Glen Durrant was the two-time defending men's champion after beating Mark McGeeney, 7–6 in the previous year's final.

Durrant successfully defended his title to become the first three times consecutive BDO Men's World Champion since Eric Bristow in 1986, and the first male player in history to win his first three world championship finals.

Lisa Ashton was the two-time defending women's champion, after winning her fourth world title, with a 3–1 win over Anastasia Dobromyslova in 2018, but was defeated in the first round by Mikuru Suzuki.

Suzuki went on to become the fifth BDO Women's World Champion, after defeating Lorraine Winstanley 3–0 in the final.

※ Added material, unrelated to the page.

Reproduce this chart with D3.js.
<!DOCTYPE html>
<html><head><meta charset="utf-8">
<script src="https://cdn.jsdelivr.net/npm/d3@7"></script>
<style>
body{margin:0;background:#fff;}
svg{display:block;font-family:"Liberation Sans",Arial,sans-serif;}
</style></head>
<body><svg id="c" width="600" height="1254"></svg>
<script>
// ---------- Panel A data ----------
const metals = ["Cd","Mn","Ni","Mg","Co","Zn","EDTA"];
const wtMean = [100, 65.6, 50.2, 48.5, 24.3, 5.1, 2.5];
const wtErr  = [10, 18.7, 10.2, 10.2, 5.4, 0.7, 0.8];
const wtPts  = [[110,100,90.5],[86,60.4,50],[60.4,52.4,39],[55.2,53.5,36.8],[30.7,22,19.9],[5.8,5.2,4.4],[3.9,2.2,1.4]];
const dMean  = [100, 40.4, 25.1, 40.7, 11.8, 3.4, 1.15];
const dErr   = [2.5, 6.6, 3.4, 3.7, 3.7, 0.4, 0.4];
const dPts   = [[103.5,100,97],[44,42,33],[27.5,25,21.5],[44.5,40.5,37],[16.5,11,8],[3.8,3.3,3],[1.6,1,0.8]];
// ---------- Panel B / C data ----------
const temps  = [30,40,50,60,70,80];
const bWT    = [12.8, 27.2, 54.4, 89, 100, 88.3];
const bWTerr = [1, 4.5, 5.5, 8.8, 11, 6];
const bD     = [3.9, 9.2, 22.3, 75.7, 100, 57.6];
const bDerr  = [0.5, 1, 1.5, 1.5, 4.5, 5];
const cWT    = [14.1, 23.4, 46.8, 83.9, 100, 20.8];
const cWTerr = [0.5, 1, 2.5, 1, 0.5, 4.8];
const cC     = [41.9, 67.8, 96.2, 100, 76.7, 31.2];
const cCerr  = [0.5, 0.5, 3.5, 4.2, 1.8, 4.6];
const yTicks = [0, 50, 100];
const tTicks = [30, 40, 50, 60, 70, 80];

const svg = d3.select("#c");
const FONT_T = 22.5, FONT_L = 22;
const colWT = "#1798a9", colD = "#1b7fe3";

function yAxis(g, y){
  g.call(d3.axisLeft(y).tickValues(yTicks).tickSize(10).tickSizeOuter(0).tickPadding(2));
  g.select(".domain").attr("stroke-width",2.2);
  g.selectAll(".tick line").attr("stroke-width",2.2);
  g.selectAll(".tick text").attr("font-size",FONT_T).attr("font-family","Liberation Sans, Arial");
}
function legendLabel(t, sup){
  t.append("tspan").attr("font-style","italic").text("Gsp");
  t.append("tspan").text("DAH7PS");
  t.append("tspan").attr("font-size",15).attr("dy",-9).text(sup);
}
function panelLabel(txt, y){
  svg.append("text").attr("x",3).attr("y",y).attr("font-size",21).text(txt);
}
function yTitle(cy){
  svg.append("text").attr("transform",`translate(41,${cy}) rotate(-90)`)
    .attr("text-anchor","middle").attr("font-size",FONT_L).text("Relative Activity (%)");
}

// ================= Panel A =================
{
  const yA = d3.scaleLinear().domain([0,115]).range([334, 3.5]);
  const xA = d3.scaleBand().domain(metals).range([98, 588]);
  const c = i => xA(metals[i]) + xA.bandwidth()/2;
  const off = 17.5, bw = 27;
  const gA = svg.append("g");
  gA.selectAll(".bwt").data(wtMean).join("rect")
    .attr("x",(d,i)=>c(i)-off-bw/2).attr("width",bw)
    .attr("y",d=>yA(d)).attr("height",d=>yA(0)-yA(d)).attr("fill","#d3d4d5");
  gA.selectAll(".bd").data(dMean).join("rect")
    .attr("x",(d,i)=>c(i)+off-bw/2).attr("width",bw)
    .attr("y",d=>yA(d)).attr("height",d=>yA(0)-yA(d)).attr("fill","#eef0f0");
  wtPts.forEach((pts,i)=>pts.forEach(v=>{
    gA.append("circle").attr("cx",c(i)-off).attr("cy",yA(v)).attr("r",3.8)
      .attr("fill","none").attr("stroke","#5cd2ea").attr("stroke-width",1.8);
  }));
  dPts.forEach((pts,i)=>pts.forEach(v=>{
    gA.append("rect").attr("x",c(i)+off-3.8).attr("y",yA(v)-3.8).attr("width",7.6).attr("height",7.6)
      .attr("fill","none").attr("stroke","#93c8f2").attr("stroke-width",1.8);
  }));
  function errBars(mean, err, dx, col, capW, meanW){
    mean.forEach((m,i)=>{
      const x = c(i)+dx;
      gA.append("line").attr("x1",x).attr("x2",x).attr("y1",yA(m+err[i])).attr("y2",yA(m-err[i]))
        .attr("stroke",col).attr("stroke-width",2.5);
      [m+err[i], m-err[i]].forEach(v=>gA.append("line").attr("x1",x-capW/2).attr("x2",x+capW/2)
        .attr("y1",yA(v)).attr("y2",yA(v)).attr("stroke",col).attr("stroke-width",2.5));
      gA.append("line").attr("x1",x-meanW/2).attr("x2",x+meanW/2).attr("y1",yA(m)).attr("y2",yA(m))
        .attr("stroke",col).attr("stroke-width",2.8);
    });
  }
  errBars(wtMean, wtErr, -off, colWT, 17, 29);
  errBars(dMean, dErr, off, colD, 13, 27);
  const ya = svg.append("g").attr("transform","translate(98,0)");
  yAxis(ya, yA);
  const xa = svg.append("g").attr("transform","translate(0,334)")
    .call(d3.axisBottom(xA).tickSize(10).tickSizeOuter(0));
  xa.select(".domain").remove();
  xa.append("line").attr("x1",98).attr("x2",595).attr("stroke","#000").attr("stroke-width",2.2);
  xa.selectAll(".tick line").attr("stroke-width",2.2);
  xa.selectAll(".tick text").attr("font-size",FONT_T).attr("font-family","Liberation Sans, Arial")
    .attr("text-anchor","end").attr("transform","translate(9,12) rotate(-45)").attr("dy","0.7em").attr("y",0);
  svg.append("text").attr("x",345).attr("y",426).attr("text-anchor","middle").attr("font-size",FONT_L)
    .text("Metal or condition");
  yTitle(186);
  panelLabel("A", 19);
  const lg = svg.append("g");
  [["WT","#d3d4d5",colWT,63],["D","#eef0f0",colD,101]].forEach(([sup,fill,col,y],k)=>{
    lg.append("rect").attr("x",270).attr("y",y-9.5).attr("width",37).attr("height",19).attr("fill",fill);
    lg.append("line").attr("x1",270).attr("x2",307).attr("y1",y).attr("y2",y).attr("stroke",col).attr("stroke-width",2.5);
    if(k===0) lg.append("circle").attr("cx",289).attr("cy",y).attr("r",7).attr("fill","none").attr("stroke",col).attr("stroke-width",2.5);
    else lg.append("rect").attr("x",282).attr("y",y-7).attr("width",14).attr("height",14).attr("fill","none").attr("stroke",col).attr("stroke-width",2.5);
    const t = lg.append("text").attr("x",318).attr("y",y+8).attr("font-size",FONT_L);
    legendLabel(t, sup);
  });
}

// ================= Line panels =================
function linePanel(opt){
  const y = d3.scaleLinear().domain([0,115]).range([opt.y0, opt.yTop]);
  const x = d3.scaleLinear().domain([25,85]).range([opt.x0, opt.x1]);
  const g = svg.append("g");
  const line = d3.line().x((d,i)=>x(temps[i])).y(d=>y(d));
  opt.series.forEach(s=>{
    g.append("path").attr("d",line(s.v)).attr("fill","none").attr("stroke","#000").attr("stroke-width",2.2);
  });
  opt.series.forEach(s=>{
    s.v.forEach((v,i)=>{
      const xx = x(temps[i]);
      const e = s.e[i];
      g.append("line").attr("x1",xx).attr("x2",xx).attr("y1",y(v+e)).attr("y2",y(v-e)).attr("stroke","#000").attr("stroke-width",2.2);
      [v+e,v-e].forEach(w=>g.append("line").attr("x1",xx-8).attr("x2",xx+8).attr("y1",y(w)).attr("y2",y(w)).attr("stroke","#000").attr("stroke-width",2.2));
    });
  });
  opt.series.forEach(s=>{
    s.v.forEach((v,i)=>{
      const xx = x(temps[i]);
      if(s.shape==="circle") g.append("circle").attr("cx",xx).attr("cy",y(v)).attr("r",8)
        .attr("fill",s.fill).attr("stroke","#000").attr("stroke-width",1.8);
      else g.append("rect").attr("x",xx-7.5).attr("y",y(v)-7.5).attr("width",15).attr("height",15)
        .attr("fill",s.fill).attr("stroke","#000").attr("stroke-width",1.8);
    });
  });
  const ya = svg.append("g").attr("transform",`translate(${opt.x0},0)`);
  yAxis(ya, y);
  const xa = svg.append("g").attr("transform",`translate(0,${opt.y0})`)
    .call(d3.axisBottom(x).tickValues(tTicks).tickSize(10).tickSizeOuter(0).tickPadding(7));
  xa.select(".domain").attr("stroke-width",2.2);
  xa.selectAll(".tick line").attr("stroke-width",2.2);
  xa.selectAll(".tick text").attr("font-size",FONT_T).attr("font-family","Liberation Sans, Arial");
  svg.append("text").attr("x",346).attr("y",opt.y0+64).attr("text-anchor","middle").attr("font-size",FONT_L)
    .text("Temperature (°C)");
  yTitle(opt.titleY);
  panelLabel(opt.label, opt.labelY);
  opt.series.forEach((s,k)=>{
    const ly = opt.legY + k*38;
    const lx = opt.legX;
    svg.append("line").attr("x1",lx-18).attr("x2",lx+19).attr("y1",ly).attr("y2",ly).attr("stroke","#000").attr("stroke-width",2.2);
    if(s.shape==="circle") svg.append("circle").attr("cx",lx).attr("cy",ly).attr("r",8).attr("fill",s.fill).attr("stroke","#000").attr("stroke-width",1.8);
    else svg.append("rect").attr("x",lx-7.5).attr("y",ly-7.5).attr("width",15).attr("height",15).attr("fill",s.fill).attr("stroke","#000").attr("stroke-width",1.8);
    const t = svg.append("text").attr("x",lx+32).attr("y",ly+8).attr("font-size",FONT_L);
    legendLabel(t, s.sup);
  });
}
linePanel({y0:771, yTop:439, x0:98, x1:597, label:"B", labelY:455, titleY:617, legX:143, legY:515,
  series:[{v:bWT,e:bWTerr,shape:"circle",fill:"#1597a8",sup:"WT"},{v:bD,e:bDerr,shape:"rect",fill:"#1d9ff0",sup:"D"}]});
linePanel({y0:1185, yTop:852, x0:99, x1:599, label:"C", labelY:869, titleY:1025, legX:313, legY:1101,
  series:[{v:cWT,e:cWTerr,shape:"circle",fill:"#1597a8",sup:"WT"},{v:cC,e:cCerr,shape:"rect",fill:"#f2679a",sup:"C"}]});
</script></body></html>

In doing so, she hit the highest ever average in a Women's World Championship Final.

Three-time champion Martin Adams missed out on the event for the first time since his debut appearance in 1994.

== Prize money ==
Men's

| Position (num. of players) |  | Prize money |
|---|---|---|
| Winner | (1) | £100,000 |
| Runner-up | (1) | £35,000 |
| Semi-finalist | (2) | £15,000 |
| Quarter-finalist | (4) | £6,500 |
| Second round losers | (8) | £4,500 |
| First round losers | (16) | £3,250 |
| Preliminary round losers | (8) | £2,000 |
| Highest checkout |  | £5,000 |
| Total | £300,000 |  |

Women's

| Position (num. of players) |  | Prize money |
|---|---|---|
| Winner | (1) | £12,000 |
| Runner-up | (1) | £5,000 |
| Semi-finalist | (2) | £2,000 |
| Quarter-finalist | (4) | £1,000 |
| First round losers | (8) | £500 |
| Total | £29,000 |  |

==Men's==

===Format and qualifiers===

1–16 in BDO rankings
Seeded in first round
1. ENG Mark McGeeney (second round)
2. ENG Glen Durrant (champion)
3. WAL Jim Williams (semi-finals)
4. NED Wesley Harms (second round)
5. GER Michael Unterbuchner (semi-finals)
6. ENG Scott Mitchell (quarter-finals)
7. ENG Gary Robson (first round)
8. NED Richard Veenstra (second round)
9. ENG Scott Waites (runner-up)
10. NED Chris Landman (first round)
11. ENG Dave Parletti (first round)
12. WAL Wayne Warren (second round)
13. NED Willem Mandigers (quarter-finals)
14. ENG Daniel Day (first round)
15. SCO Ross Montgomery (first round)
16. WAL Martin Phillips (first round)

17–24 in BDO rankings
 First round

25–27 in BDO rankings
Preliminary round

Winmau World Master
Preliminary round

Regional Table qualifiers
Preliminary round
- DEN Brian Løkken (preliminary round)
- ENG Paul Hogan (first round)
- CAN David Cameron (second round)
- SER Oliver Ferenc (first round)
- NZL Mark McGrath (first round)
- USA Jim Widmayer (preliminary round)
- BEL Roger Janssen (first round)
- AUS Mal Cuming (preliminary round)

Playoff qualifiers
Preliminary round
- POL Krzysztof Kciuk (second round)
- ENG Nigel Heydon (first round)
- SCO Ryan Hogarth (preliminary round)
- ENG Andy Hamilton (preliminary round)

== Draw bracket ==
The draw was conducted on 22 November 2018.

=== Preliminary round ===
All matches are the first to 3 sets.

| Av. | Player | Score | Player | Av. |
|---|---|---|---|---|
| 86.27 | (Q) Jim Widmayer USA | 2–3 | ENG Nigel Heydon (Q) | 88.60 |
| 88.09 | (Q) Paul Hogan ENG | 3–1 | ENG Wes Newton | 78.28 |
| 81.60 | (Q) Mal Cuming AUS | 0–3 | AUS Justin Thompson | 91.17 |
| 77.17 | (Q) Brian Løkken DEN | 1–3 | POL Krzysztof Kciuk (Q) | 79.37 |
| 82.43 | (Q) Roger Janssen BEL | 3–0 | NED Wouter Vaes | 78.68 |
| 81.00 | (Q) Mark McGrath NZL | 3–0 | ENG Adam Smith-Neale (WC) | 66.54 |
| 86.13 | (Q) David Cameron CAN | 3–0 | ENG Andy Hamilton (Q) | 83.53 |
| 82.47 | (Q) Oliver Ferenc SRB | 3–1 | SCO Ryan Hogarth (Q) | 81.17 |

==Women's==

===Format and qualifiers===

1–8 in BDO rankings
Seeded
1. ENG Lorraine Winstanley (runner-up)
2. ENG Lisa Ashton (first round)
3. ENG Deta Hedman (first round)
4. RUS Anastasia Dobromyslova (semi-finals)
5. NED Aileen de Graaf (quarter-finals)
6. ENG Fallon Sherrock (quarter-finals)
7. NED Sharon Prins (quarter-finals)
8. ENG Trina Gulliver (quarter-finals)

9–14 in BDO rankings
First round

Playoff qualifiers
First round
- POL Karolina Podgórska (first round)
- JPN Mikuru Suzuki (winner)

===Draw===
The draw was conducted on 22 November 2018.

==Youth==

| Av. | Player | Score | Player | Av. |
|---|---|---|---|---|
| 86.65 | Leighton Bennett | 3–0 | Nathan Girvan | 76.56 |

==TV coverage==
Eurosport and Quest began a three-year deal to cover the event.